**Goal**
Keep pictures out. Copy exactly the lines from the one containing "Convert this chart to D3.js code." to the one containing "const data = categories.map((c, i)", endpoints included.
— Start Source material —
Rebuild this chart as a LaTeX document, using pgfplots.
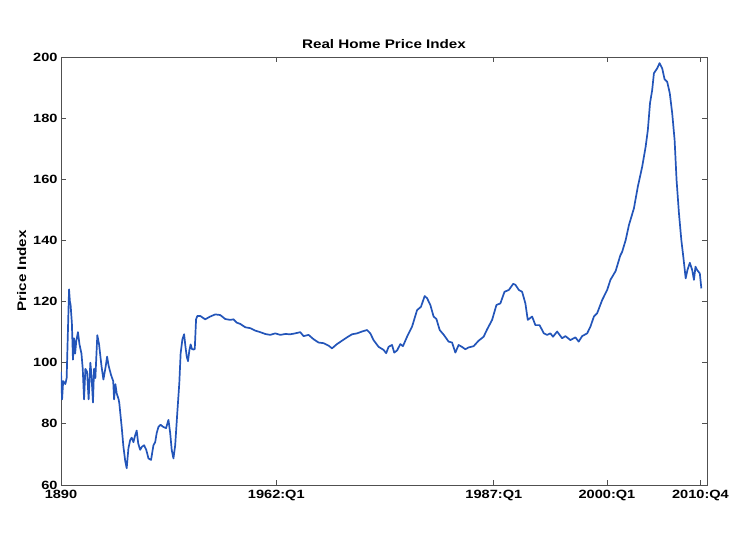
\documentclass[border=0pt]{standalone}
\usepackage{pgfplots}
\pgfplotsset{compat=1.18}
\usepackage{fontspec}
\setmainfont{Liberation Sans}
\newfontfamily\widebold[FakeStretch=1.22]{Liberation Sans Bold}
\definecolor{hpiblue}{RGB}{35,85,185}
\definecolor{axgray}{RGB}{80,80,80}
\begin{document}
\begin{tikzpicture}
\begin{axis}[
  scale only axis,
  width=646bp, height=428bp,
  xmin=0, xmax=297, ymin=60, ymax=200,
  xtick={0,99,199,251,294},
  xticklabels={1890,1962:Q1,1987:Q1,2000:Q1,2010:Q4},
  ytick={60,80,...,200},
  tick align=inside,
  major tick length=5bp,
  axis line style={axgray, line width=0.8bp},
  every tick/.style={axgray, line width=0.8bp},
  /pgf/number format/assume math mode=true,
  tick label style={font=\widebold\fontsize{12}{14}\selectfont},
  xticklabel style={yshift=-2bp},
  title={Real Home Price Index},
  title style={font=\widebold\fontsize{12.5}{15}\selectfont, yshift=-1bp},
  ylabel={Price Index},
  ylabel style={font=\widebold\fontsize{12.5}{15}\selectfont},
]
\addplot[hpiblue, line width=1.7bp, line join=round] coordinates {
(0,97) (0.5,88) (1,94) (2,93) (2.6,95) (3.7,124) (4.1,120) (4.4,119) (5,113) (5.5,101)
(6,108) (6.5,103) (7,107) (7.8,110) (8.5,106) (9.4,103) (10,98) (10.6,88) (11.2,98) (12,97)
(12.7,88) (13.5,100) (14,96) (14.7,87) (15.2,98) (15.8,95) (16.7,109) (17.5,106) (18.6,99) (19.5,94.5)
(20.6,99) (21.2,102) (21.9,99) (23,96) (24,94) (24.4,88) (25,93) (25.6,90) (26.5,88) (26.8,86.8)
(27.9,79) (28.7,72.5) (29.5,68) (30.2,65.5) (31,72) (31.8,74.7) (32.5,75.5) (33.3,74) (34,76) (34.8,77.8)
(35.5,73.6) (36.4,71.5) (37.2,72.5) (38.2,73) (39.2,71.5) (40.2,68.7) (41.4,68.2) (42.5,73) (43.3,74) (44,77)
(44.8,79) (45.8,79.7) (47,79) (48.3,78.6) (49.4,81.3) (50.2,77) (50.9,71.5) (51.7,68.7) (52.5,73) (53.5,84)
(54.4,93.4) (55,103) (55.8,107.6) (56.6,109.3) (57.2,105.4) (57.8,102) (58.4,100.5) (59,104) (59.6,106) (60.2,104.5)
(60.9,104.3) (61.5,104.5) (62.1,114.2) (62.7,115.3) (64,115.3) (66.3,114.2) (68.6,115.1) (70.9,115.8) (73.2,115.6) (75.5,114.3)
(77.8,114) (79.3,114.2) (80.8,113.1) (82.4,112.7) (84.7,111.6) (87,111.3) (89.3,110.5) (91.6,110) (93.9,109.4) (96.2,109.1)
(98.5,109.6) (100.8,109.1) (103.1,109.4) (105.4,109.3) (107.7,109.6) (110,110) (111.5,108.7) (113.8,109.1) (116.1,107.7) (118.4,106.6)
(120.7,106.4) (123,105.6) (124.6,104.7) (126.9,106.1) (129.2,107.2) (131.5,108.3) (133.8,109.3) (136.1,109.6) (138.4,110.2) (140.7,110.7)
(142.2,109.6) (143.7,107.4) (146,105.2) (148.3,104.2) (149.5,103.1) (150.6,105.2) (152.2,105.8) (153.2,103.3) (154.5,104) (156,106.1)
(157.2,105.4) (159.1,108.5) (161.4,111.8) (163.7,117.2) (165.5,118.3) (167.2,121.8) (168.3,121.1) (169.8,118.9) (171.3,115.1) (172.6,114.3)
(174.1,110.7) (176,109.1) (178.2,106.9) (179.8,106.6) (181.3,103.3) (182.8,105.8) (184.3,105.2) (185.9,104.4) (187.4,105) (189.7,105.4)
(192,107.2) (194.3,108.5) (195.9,110.9) (198.2,114) (200.2,118.9) (202,119.4) (203.9,123.2) (205.9,123.8) (207.9,125.8) (208.9,125.5)
(210.5,123.8) (212,123.2) (213.5,119.4) (214.6,114) (216.6,115.1) (218.1,112.3) (220,112.3) (222,109.6) (223.5,109.1) (225,109.6)
(226.2,108.5) (228.1,110.2) (230.4,108) (231.9,108.7) (234.2,107.4) (236.5,108.3) (238,106.9) (239.6,108.7) (241.9,109.6) (243.4,111.8)
(245,115.1) (246.5,116.2) (248.8,120.5) (251.1,123.8) (252.6,127.1) (255,130) (257.1,135) (258,136.3) (259.6,140.1) (261.1,145)
(263.4,150.5) (265.2,157.6) (267.2,164.1) (268.8,170.7) (269.8,176.1) (270.8,184.9) (271.8,189.2) (272.6,194.7) (274.1,196.3) (275.2,198)
(276.4,196.3) (277.5,192.7) (278.7,191.9) (279.9,188.1) (281,181.6) (282.1,172.9) (283,159.8) (284.1,148.9) (285.2,140.1) (286.1,134.7)
(287.2,127.6) (288,130.3) (289.1,132.7) (290.2,130.3) (291,127.1) (291.7,131.4) (292.5,130.3) (293.7,129.2) (294.4,124.3)
};
\end{axis}
\pgfresetboundingbox
\path[use as bounding box] ([shift={(-61bp,-52bp)}]current axis.south west) rectangle ([shift={(45bp,57bp)}]current axis.north east);
\end{tikzpicture}
\end{document}
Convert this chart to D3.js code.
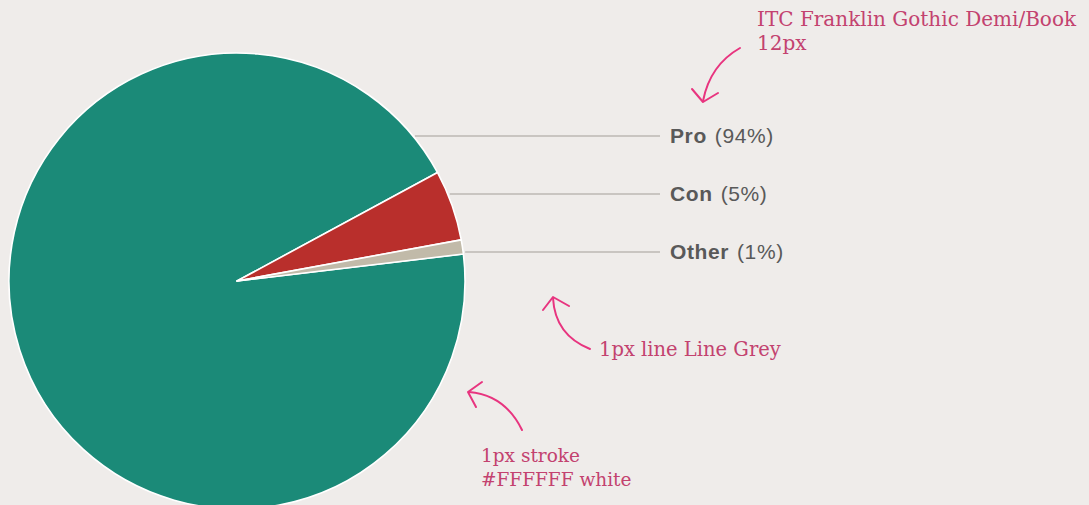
<!DOCTYPE html>
<html><head><meta charset="utf-8">
<script src="https://cdn.jsdelivr.net/npm/d3@7"></script>
<style>
html,body{margin:0;padding:0;background:#efecea;}
svg{display:block;}
</style></head>
<body>
<svg id="chart" width="1089" height="505"></svg>
<script>
const categories = ["Pro", "Con", "Other"];
const values = [94, 5, 1];
const percentLabels = ["94%", "5%", "1%"];
const colors = ["#1b8a78", "#b92f2c", "#c1baa9"];

const noteLines = [
  ["ITC Franklin Gothic Demi/Book", "12px"],
  ["1px line Line Grey"],
  ["1px stroke", "#FFFFFF white"]
];

const W = 1089, H = 505;
const cx = 237, cy = 281, R = 228;
const svg = d3.select("#chart");
svg.append("rect").attr("width", W).attr("height", H).attr("fill", "#efecea");

const data = categories.map((c, i) => ({cat: c, value: values[i], pct: percentLabels[i], color: colors[i]}));

// Con slice begins at ~61.6deg clockwise from 12 o'clock
const conStart = 61.6 * Math.PI / 180;
const total = d3.sum(values);
const start = conStart - 2 * Math.PI * values[0] / total;
const pie = d3.pie().sort(null).value(d => d.value).startAngle(start).endAngle(start + 2 * Math.PI);
const arc = d3.arc().innerRadius(0).outerRadius(R);

const g = svg.append("g").attr("transform", `translate(${cx},${cy})`);
g.selectAll("path").data(pie(data)).join("path")
  .attr("d", arc)
  .attr("fill", d => d.data.color)
  .attr("stroke", "#ffffff")
  .attr("stroke-width", 1.6)
  .attr("stroke-linejoin", "round");

// labels
const ly = d3.scalePoint().domain(categories).range([136, 252]);
const labelX = 670, lineEnd = 660;
const lab = svg.append("g");
data.forEach(d => {
  const y = ly(d.cat);
  const dy = y - cy;
  const x0 = cx + Math.sqrt(R * R - dy * dy) + 2;
  lab.append("line").attr("x1", x0).attr("x2", lineEnd).attr("y1", y).attr("y2", y)
    .attr("stroke", "#bdb9b3").attr("stroke-width", 1.3);
  const t = lab.append("text").attr("x", labelX).attr("y", y + 7)
    .attr("font-family", "'Liberation Sans', Arial, sans-serif")
    .attr("font-size", 21).attr("letter-spacing", 0.6).attr("fill", "#595959");
  t.append("tspan").attr("font-weight", "bold").text(d.cat);
  t.append("tspan").attr("dx", 8).text(`(${d.pct})`);
});

// annotations
const pink = "#c3426f", arrowPink = "#e8347f";
const notes = [
  {x: 757, y: 26, lh: 24, fs: 20, arrow: "M740,48 Q710,65 703,101", head: "M692,89 L703,102 L718,93"},
  {x: 599, y: 356, lh: 24, fs: 19.5, arrow: "M590,349 Q555,335 553,298", head: "M543,310 L553,297 L569,306"},
  {x: 481, y: 462, lh: 24, fs: 18.5, arrow: "M522,430 Q505,395 469,392", head: "M482,382 L468,392 L476,407"}
];
const an = svg.append("g");
notes.forEach((n, i) => {
  const t = an.append("text").attr("font-family", "'DejaVu Serif', serif")
    .attr("font-size", n.fs).attr("fill", pink);
  noteLines[i].forEach((s, j) => t.append("tspan").attr("x", n.x).attr("y", n.y + j * n.lh).text(s));
  an.append("path").attr("d", n.arrow).attr("fill", "none").attr("stroke", arrowPink)
    .attr("stroke-width", 2).attr("stroke-linecap", "round");
  an.append("path").attr("d", n.head).attr("fill", "none").attr("stroke", arrowPink)
    .attr("stroke-width", 2).attr("stroke-linecap", "round").attr("stroke-linejoin", "round");
});
</script>
</body></html>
— End Source material —
**Task answer**
Convert this chart to D3.js code.
<!DOCTYPE html>
<html><head><meta charset="utf-8">
<script src="https://cdn.jsdelivr.net/npm/d3@7"></script>
<style>
html,body{margin:0;padding:0;background:#efecea;}
svg{display:block;}
</style></head>
<body>
<svg id="chart" width="1089" height="505"></svg>
<script>
const categories = ["Pro", "Con", "Other"];
const values = [94, 5, 1];
const percentLabels = ["94%", "5%", "1%"];
const colors = ["#1b8a78", "#b92f2c", "#c1baa9"];

const noteLines = [
  ["ITC Franklin Gothic Demi/Book", "12px"],
  ["1px line Line Grey"],
  ["1px stroke", "#FFFFFF white"]
];

const W = 1089, H = 505;
const cx = 237, cy = 281, R = 228;
const svg = d3.select("#chart");
svg.append("rect").attr("width", W).attr("height", H).attr("fill", "#efecea");

const data = categories.map((c, i) => ({cat: c, value: values[i], pct: percentLabels[i], color: colors[i]}));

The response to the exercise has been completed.